Ama bu gün “İlahî Kitap” deyince elimizde güvenebileceğimiz sadece Kur’an kalmıştır maalesef. Kur’an bize “doğru yolun Allah’ın yolu” olduğunu bildirir. Bu yol, Allah (azze ve celle) ın kendilerine nimet verdiği “nebilerin, sıddîklerin, şehitlerin ve salihlerin yolu” olan “İslam” yoludur.
Evet, bu yol aynı zamanda Hz. Musa’nın ve Hz. İsa’nın da yoludur.
Peki, bu gün o iki peygambere nispet edilen dinler, yani Yahudilik ve Hıristiyanlık onların dini değil mi?
Hâşâ, elbette değil.
Onlar bir dinle geldiler ve o din de İslam’dır. Bu gün gelseler, yine ellerinde Kur’an’la İslam’ı arz ederlerdi insanlara. Allah Teala katında başka bir din yok ki…
Yahudilik ve Hıristiyanlık, Onların getirdiği dinin maalesef bozulmuş, aslî özelliklerini kaybetmiş halidir ve bu açıdan onlarla bir ilgisi kalmamıştır. İslam’a göre onlar, aslı hak olmasına rağmen, daha sonra yaşadığı bozulma ve değişim yüzünden artık “batıl” olmuş dinlerdir.
İslam’ı da onlara benzetmek için “dinde reform” yapmak isteyen zavallılar yok değildir. özellikle batıcı – laikçi çevreler, İslam’ın dünya taleplerini bitirmek için bunu çok istemektedirler. Ama emellerine asla eremeyeceklerdir. çünkü Kur’an-ı Kerim Allah Teala tarafından korunmaya alınmıştır.
Bütün mesele bunu Yahudi ve Hıristiyanlara anlatabilmektir.

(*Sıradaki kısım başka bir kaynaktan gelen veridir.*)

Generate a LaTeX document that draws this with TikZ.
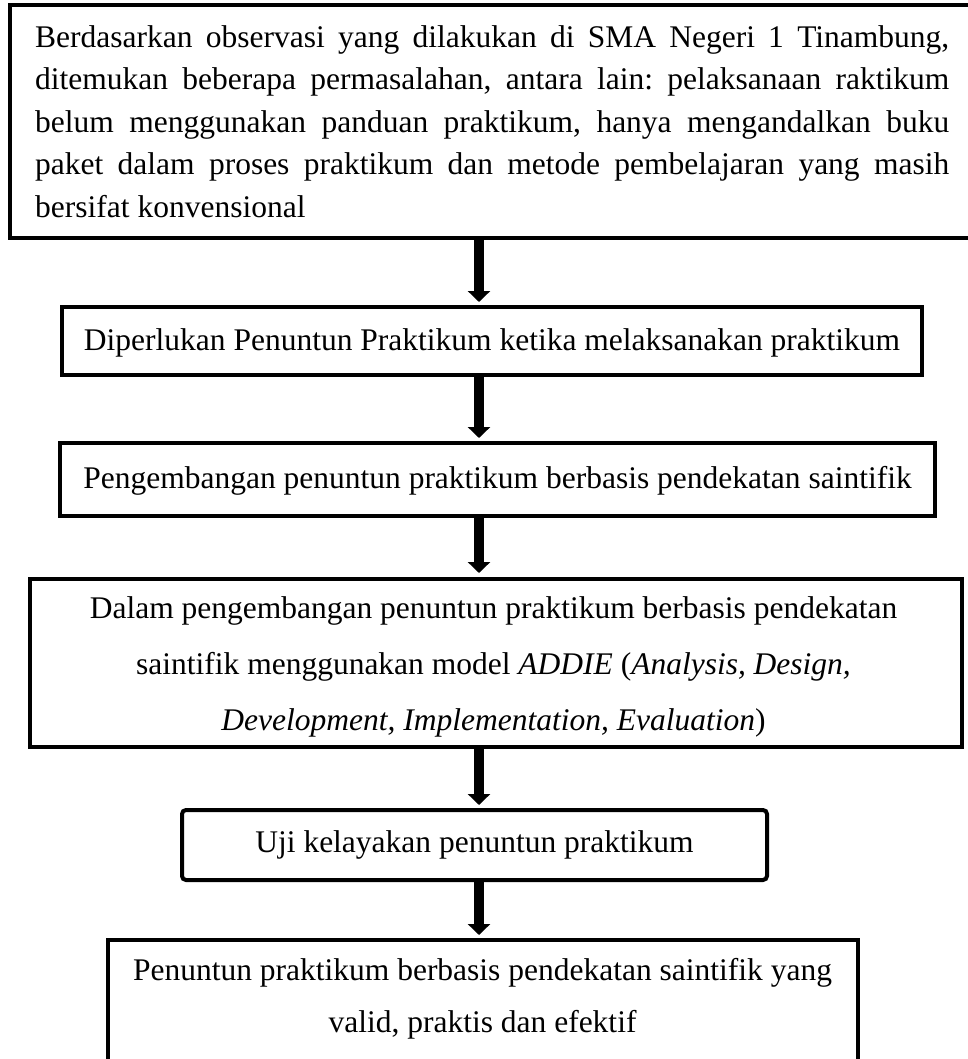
\documentclass[tikz,border=0pt]{standalone}
\usepackage{fontspec}
\setmainfont{Liberation Serif}
\usetikzlibrary{arrows.meta}
\frenchspacing
\newcommand{\tstrut}{\rule{0pt}{24pt}}
\begin{document}
\begin{tikzpicture}[x=1pt,y=-1pt,
  box/.style={draw=black, line width=4pt, inner sep=0pt, fill=none},
  txt/.style={inner sep=0pt, anchor=north, text=black},
  arr/.style={line width=10pt, -{Triangle[width=22pt,length=11pt]}}]
\useasboundingbox (0,0) rectangle (968,1059);
\fill[white] (0,0) rectangle (968,1059);
% boxes
\node[box, minimum width=964pt, minimum height=233pt] (b1) at (492,121.5) {};
\node[box, minimum width=860pt, minimum height=68pt] (b2) at (492,341) {};
\node[box, minimum width=875pt, minimum height=72.5pt] (b3) at (497.5,479.25) {};
\node[box, minimum width=932pt, minimum height=168pt] (b4) at (496,663) {};
\node[box, rounded corners=4pt, minimum width=585pt, minimum height=70pt] (b5) at (474.5,845) {};
\node[box, minimum width=750pt, minimum height=170pt] (b6) at (483,1025) {};
% texts
\node[txt, anchor=north west, text width=914pt, align=justify,
  font=\fontsize{31.5}{42.5}\selectfont\frenchspacing] (t1) at (35,23)
  {\tstrut Berdasarkan observasi yang dilakukan di SMA Negeri 1 Tinambung,\linebreak
   ditemukan beberapa permasalahan, antara lain: pelaksanaan raktikum\linebreak
   belum menggunakan panduan praktikum, hanya mengandalkan buku\linebreak
   paket dalam proses praktikum dan metode pembelajaran yang masih\linebreak
   bersifat konvensional};
\node[txt, font=\fontsize{31.5}{42.5}\selectfont] (t2) at (492,326)
  {\tstrut Diperlukan Penuntun Praktikum ketika melaksanakan praktikum};
\node[txt, font=\fontsize{31.5}{42.5}\selectfont] (t3) at (497.5,464)
  {\tstrut Pengembangan penuntun praktikum berbasis pendekatan saintifik};
\node[txt, align=center, font=\fontsize{31.5}{56}\selectfont\frenchspacing] (t4) at (493.5,594)
  {\tstrut Dalam pengembangan penuntun praktikum berbasis pendekatan\\
   saintifik menggunakan model \textit{ADDIE} (\textit{Analysis, Design,}\\
   \textit{Development, Implementation, Evaluation})};
\node[txt, font=\fontsize{31.5}{42.5}\selectfont] (t5) at (474.5,828)
  {\tstrut Uji kelayakan penuntun praktikum};
\node[txt, align=center, font=\fontsize{31.5}{52}\selectfont\frenchspacing] (t6) at (482.5,956)
  {\tstrut Penuntun praktikum berbasis pendekatan saintifik yang\\
   valid, praktis dan efektif};
% arrows
\coordinate (ax) at (479,0);
\draw[arr, shorten >=3pt] (b1.south -| ax) -- (b2.north -| ax);
\draw[arr, shorten >=3pt] (b2.south -| ax) -- (b3.north -| ax);
\draw[arr, shorten >=4pt] (b3.south -| ax) -- (b4.north -| ax);
\draw[arr, shorten >=3pt] (b4.south -| ax) -- (b5.north -| ax);
\draw[arr, shorten >=3pt] (b5.south -| ax) -- (b6.north -| ax);
\end{tikzpicture}
\end{document}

Bunun bir faydası da, İslam’dan başka her dine saygı gösteren “yerli çağdaş Müslümanlara” olurdu. Belki bu sayede kendi dinlerine de az çok saygı duyarlardı “yerli mankurt”lar.
Bakara, 120.
“Kim Allah'a ve Peygambere itaat ederse işte onlar, Allah'ın kendilerine nimet verdiği peygamberlerle, sıddıklarla, şehitlerle, Salihlerle-iyilerle birliktedir. Bunlar ne güzel arkadaştır!” Nisa, 69.